Chattanooga

Chattanooga Hikes: Trek 1

“It’s time to go on an adventure,”

my wife and I said to each other Christmas morning.  We’d just been given an obscure gem of a gift – a book detailing forty hiking trails in the Chattanooga area.  (The book, Five-Star Trails Chattanooga, Your Guide to the Area’s Most Beautiful Hikes by Johnny Molloy, is a great little guidebook that I’d recommend to anybody in the area.)

For those of you not from Chattanooga, the Scenic City is a melting pot of nature. Divided by the Tennessee River, Chattanooga sits between a slough of mountains, most notably Lookout Mountain and Signal Mountain.  Nestled in Southern Tennessee, this area, known for its outdoorsy population, is home to a cornucopia of scenic walking routes – by which I mean hundreds.  Now you can understand our exuberance at opening a 250p. travel guide.  And thus we started our new adventure – to hike the Chattanooga area’s forty most beautiful trails before the end of 2015.

Earlier this very day (December 31, 2014), my wife Abigail and I did our first trail.

Though we both love the outdoors, we’ve been pretty sluggish the last several months, which showed horribly as we grotesquely stumbled our way up Dalton, Ga’s George Disney Trail.  Our guidebook lists the length and difficulty for each trail Molloy found worthy of publishing.  We then ordered the forty trails by difficulty and length, and George Disney is supposedly the easiest.  Supposedly.

It’s short, only 1.4 miles round trip.  Half (.7 miles) straight up, and half back down.  When you think “only a little over half a mile,” you don’t predict you’ll have to stop three times to bring the spinning world back into focus, but let’s just blame it on the brisk North Georgia December air and our moronic choice to wear shorts, t-shirts, and Chacos.

According to Abigail, this is one of those trails where your only thoughts on the way up are, “Oh my god, oh my god, oh my god, why me!
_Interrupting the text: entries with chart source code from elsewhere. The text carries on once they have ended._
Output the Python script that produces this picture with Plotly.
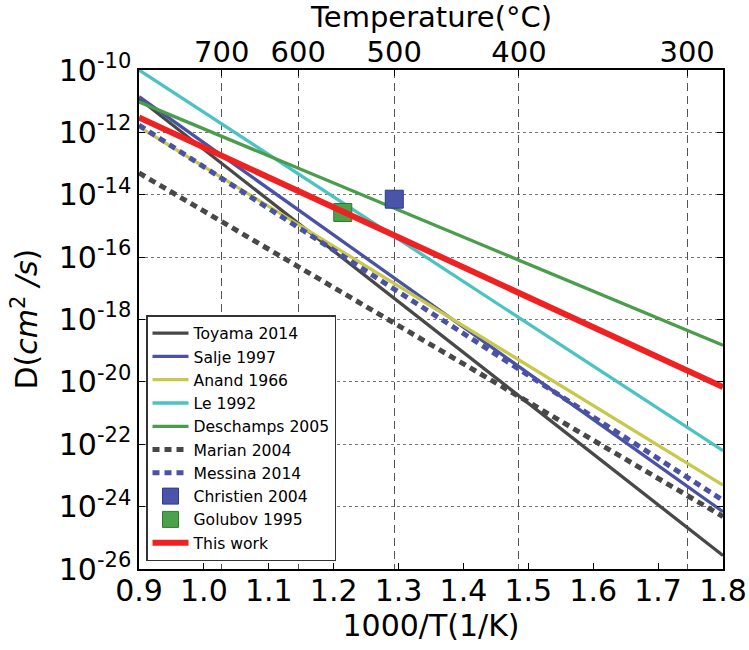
import plotly.graph_objects as go

# ---------------- data ----------------
x_ends = [0.9, 1.8]                       # 1000/T (1/K)
toyama_2014 = [1.2e-11, 2.7e-26]
salje_1997 = [1.4e-11, 6.9e-25]
anand_1966 = [1.5e-12, 4.9e-24]
le_1992 = [1.0e-10, 6.2e-23]
deschamps_2005 = [9.5e-12, 1.5e-19]
marian_2004 = [5.0e-14, 4.8e-25]
messina_2014 = [1.7e-12, 1.6e-24]
this_work = [3.0e-12, 6.8e-21]

christien_x = [1.2934]
christien_y = [7.2e-15]
golubov_x = [1.214]
golubov_y = [2.7e-15]

x_ticks = [0.9, 1.0, 1.1, 1.2, 1.3, 1.4, 1.5, 1.6, 1.7, 1.8]
y_exponents = [-26, -24, -22, -20, -18, -16, -14, -12, -10]
top_temps_c = [700, 600, 500, 400, 300]

# ---------------- figure ----------------
fig = go.Figure()

def line(name, y, color, width, dash="solid"):
    fig.add_trace(go.Scatter(x=x_ends, y=y, mode="lines", name=name,
                             line=dict(color=color, width=width, dash=dash)))

line("Toyama 2014", toyama_2014, "#484848", 3.3)
line("Salje 1997", salje_1997, "#4a52a6", 3.3)
line("Anand 1966", anand_1966, "#c8c84c", 3.3)
line("Le 1992", le_1992, "#4cc3c3", 3.3)
line("Deschamps 2005", deschamps_2005, "#4a9d4a", 3.3)
line("Marian 2004", marian_2004, "#484848", 5, "7px,5px")
line("Messina 2014", messina_2014, "#4a52a6", 5, "7px,5px")

fig.add_trace(go.Scatter(x=christien_x, y=christien_y, mode="markers", name="Christien 2004",
                         marker=dict(symbol="square", size=18, color="#4a55aa",
                                     line=dict(color="#2e3a8a", width=1))))
fig.add_trace(go.Scatter(x=golubov_x, y=golubov_y, mode="markers", name="Golubov 1995",
                         marker=dict(symbol="square", size=18, color="#4ca24c",
                                     line=dict(color="#2e7a2e", width=1))))

line("This work", this_work, "#ee2222", 6)

# invisible trace so the top (temperature) axis is drawn
top_pos = [1000.0 / (t + 273.15) for t in top_temps_c]
fig.add_trace(go.Scatter(x=[0.9, 1.8], y=[1e-20, 1e-20], xaxis="x2", mode="markers",
                         marker=dict(opacity=0), showlegend=False, hoverinfo="skip"))

FONT = "DejaVu Sans"
fig.update_layout(
    width=749, height=650,
    margin=dict(l=139, r=26, t=70, b=81, autoexpand=False),
    paper_bgcolor="white", plot_bgcolor="white",
    font=dict(family=FONT, color="black", size=30),
    showlegend=True,
    legend=dict(x=0.012, y=0.016, xanchor="left", yanchor="bottom",
                bgcolor="white", bordercolor="#333333", borderwidth=1.5,
                font=dict(family=FONT, size=15.6, color="black"),
                tracegroupgap=0, itemwidth=36),
    xaxis=dict(range=[0.9, 1.8], tickvals=x_ticks, tickformat=".1f",
               ticks="inside", ticklen=6, tickcolor="black",
               showline=True, linecolor="black", linewidth=1.5, mirror=True,
               showgrid=False, zeroline=False, automargin=False,
               tickfont=dict(size=30), ticklabelstandoff=-6,
               title=dict(text="1000/T(1/K)", font=dict(size=30), standoff=6)),
    xaxis2=dict(range=[0.9, 1.8], overlaying="x", side="top",
                tickvals=top_pos, ticktext=[str(t) for t in top_temps_c],
                ticks="inside", ticklen=6, tickcolor="black",
                showline=False, showgrid=True, gridcolor="#555555",
                gridwidth=1, griddash="8px,5px", zeroline=False, automargin=False,
                tickfont=dict(size=29), ticklabelstandoff=1),
    yaxis=dict(type="log", range=[-26, -10],
               tickvals=[10.0 ** e for e in y_exponents],
               ticktext=["10<sup>%d</sup>" % e for e in y_exponents],
               ticks="inside", ticklen=6, tickcolor="black",
               showline=True, linecolor="black", linewidth=1.5, mirror="ticks",
               showgrid=True, gridcolor="#777777", gridwidth=1, griddash="dot",
               zeroline=False, automargin=False, tickfont=dict(size=30)),
    annotations=[
        dict(text="D(<i>cm</i><sup>2</sup> <i>/s</i>)", xref="paper", yref="paper",
             x=-0.195, y=0.5, xanchor="center", yanchor="middle",
             textangle=-90, showarrow=False, font=dict(size=30, family=FONT)),
        dict(text="Temperature(°C)", xref="paper", yref="paper",
             x=0.5, y=1.107, xanchor="center", yanchor="middle",
             showarrow=False, font=dict(size=29, family=FONT)),
    ],
)

fig.write_html("out.html")
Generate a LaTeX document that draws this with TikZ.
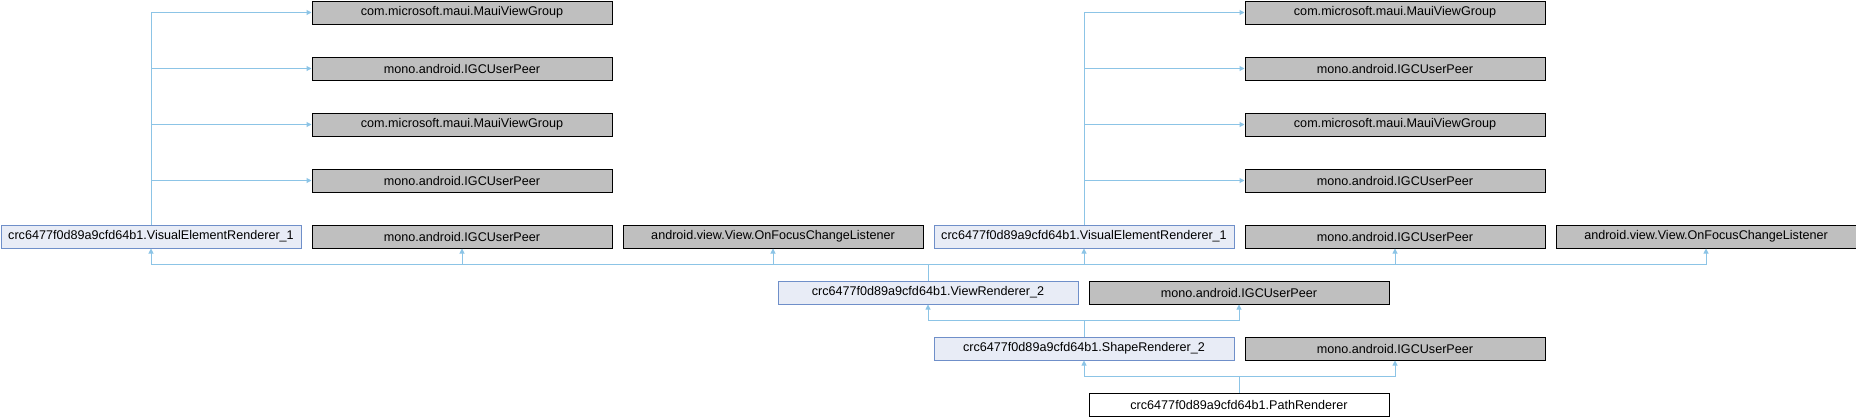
\documentclass[tikz,border=0pt]{standalone}
\usepackage{fontspec}
\setmainfont{Liberation Sans}
\usetikzlibrary{arrows.meta}
\definecolor{edgec}{HTML}{8CC4E6}
\definecolor{docfill}{HTML}{E8ECF6}
\definecolor{docdraw}{HTML}{6F8FC9}
\definecolor{undocfill}{HTML}{BFBFBF}
\begin{document}
\begin{tikzpicture}[x=1pt,y=-1pt,
  box/.style={anchor=north west, minimum width=300pt, minimum height=23pt, inner sep=0pt, line width=1pt, font=\fontsize{12.6}{14}\selectfont},
  docbox/.style={box, fill=docfill, draw=docdraw},
  undocbox/.style={box, fill=undocfill, draw=black},
  curbox/.style={box, fill=white, draw=black},
  inh/.style={draw=edgec, line width=1pt, -{Triangle[length=5pt,width=5pt]}}
]
\useasboundingbox (0,0) rectangle (1856,416);
% top rows, left group
\node[undocbox] (bl0) at (311.5,0.5) {com.microsoft.maui.MauiViewGroup};
\node[undocbox] (bl1) at (311.5,56.5) {mono.android.IGCUserPeer};
\node[undocbox] (bl2) at (311.5,112.5) {com.microsoft.maui.MauiViewGroup};
\node[undocbox] (bl3) at (311.5,168.5) {mono.android.IGCUserPeer};
% top rows, right group
\node[undocbox] (br0) at (1244.5,0.5) {com.microsoft.maui.MauiViewGroup};
\node[undocbox] (br1) at (1244.5,56.5) {mono.android.IGCUserPeer};
\node[undocbox] (br2) at (1244.5,112.5) {com.microsoft.maui.MauiViewGroup};
\node[undocbox] (br3) at (1244.5,168.5) {mono.android.IGCUserPeer};
% row 4
\node[docbox]   (vea) at (0.5,224.5) {crc6477f0d89a9cfd64b1.VisualElementRenderer\_1};
\node[undocbox] (pb)  at (311.5,224.5) {mono.android.IGCUserPeer};
\node[undocbox] (fc)  at (622.5,224.5) {android.view.View.OnFocusChangeListener};
\node[docbox]   (ved) at (933.5,224.5) {crc6477f0d89a9cfd64b1.VisualElementRenderer\_1};
\node[undocbox] (pe)  at (1244.5,224.5) {mono.android.IGCUserPeer};
\node[undocbox] (ff)  at (1555.5,224.5) {android.view.View.OnFocusChangeListener};
% row 5
\node[docbox]   (vr)  at (777.5,280.5) {crc6477f0d89a9cfd64b1.ViewRenderer\_2};
\node[undocbox] (pvr) at (1088.5,280.5) {mono.android.IGCUserPeer};
% row 6
\node[docbox]   (sr)  at (933.5,336.5) {crc6477f0d89a9cfd64b1.ShapeRenderer\_2};
\node[undocbox] (psr) at (1244.5,336.5) {mono.android.IGCUserPeer};
% row 7
\node[curbox]   (pr)  at (1088.5,392.5) {crc6477f0d89a9cfd64b1.PathRenderer};
% fans from VisualElementRenderer_1
\foreach \k in {0,1,2,3} {
  \draw[inh] (vea.north) |- (bl\k.west);
  \draw[inh] (ved.north) |- (br\k.west);
}
% ViewRenderer_2 bases
\path (vr.north) ++(0,-16) coordinate (vrbus);
\foreach \t in {vea,pb,fc,ved,pe,ff} {
  \draw[inh] (vr.north) -- (vrbus) -| (\t.south);
}
% ShapeRenderer_2 bases
\path (sr.north) ++(0,-16) coordinate (srbus);
\foreach \t in {vr,pvr} {
  \draw[inh] (sr.north) -- (srbus) -| (\t.south);
}
% PathRenderer bases
\path (pr.north) ++(0,-16) coordinate (prbus);
\foreach \t in {sr,psr} {
  \draw[inh] (pr.north) -- (prbus) -| (\t.south);
}
\end{tikzpicture}
\end{document}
But then you get to the top, and the view is totally worth it.”

George Disney Trail
View from the top of the Rocky Face Mountain in Dalton, GA; taken by pancake-ninja.blogspot.com

I concur.  That sweet redemption of those glorious views from atop Rocky Face Mountain was well worth our gasping for air moments earlier.  On a clear day, like the day we went, you could see features of Lookout Mountain, including Covenant College and Pointe Park.  Had we been smart, we would’ve thought to take a camera to capture the moment – which we both believe was far more beautiful even than the image shown above.

What was very enjoyable for me, as an Eagle Scout, was to see that the area Boy Scouts are responsible for maintaining the trail.  They’ve labelled various flora along the way, provided a bench for resting halfway up, and even have an amphitheater and lectern set up at the top! How about that?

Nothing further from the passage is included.